सं Samvidhan

The Constitution of India

Article 140

Ancillary powers of Supreme Court

Why this exists

The Constitution gives the Supreme Court specific powers and jurisdiction in various Articles (like 32, 132-136, 141, 142). The framers realized that as the Court functions in practice, it might need extra procedural or supplemental tools not explicitly spelled out elsewhere, to make its existing powers work smoothly. Rather than list every possible power in the Constitution itself, Article 140 lets Parliament fill such gaps through ordinary legislation, subject to the safeguard that any such law cannot contradict the Constitution.

How courts read it

There is little independent case law interpreting Article 140 on its own, since Parliament has rarely invoked it directly. Courts have, however, been careful to distinguish it from Article 142, which gives the Supreme Court itself an inherent power to pass orders necessary for 'complete justice'—a power flowing from the Constitution directly, not from any Parliamentary law.
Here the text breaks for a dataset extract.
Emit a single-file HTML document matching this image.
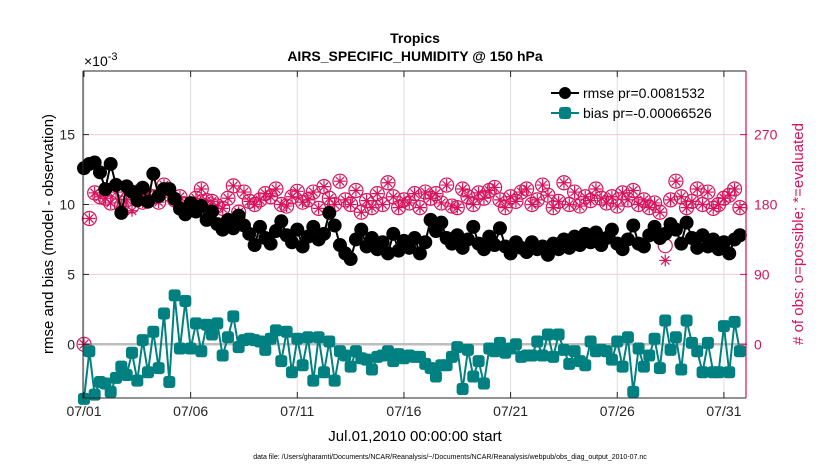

Article 140, by contrast, depends on Parliament actually enacting a law; it does not by itself create any power for the Court.

Common misconceptions
  • Myth: Article 140 lets the Supreme Court give itself new powers whenever it wants.
    Fact: Article 140 requires Parliament to pass a law; the Supreme Court cannot use this Article to grant itself powers on its own.
  • Myth: Article 140 and Article 142 are the same thing.
    Fact: Article 142 gives the Supreme Court its own inherent power to do complete justice in a case; Article 140 is about Parliament creating supplemental powers by legislation, which is a different mechanism.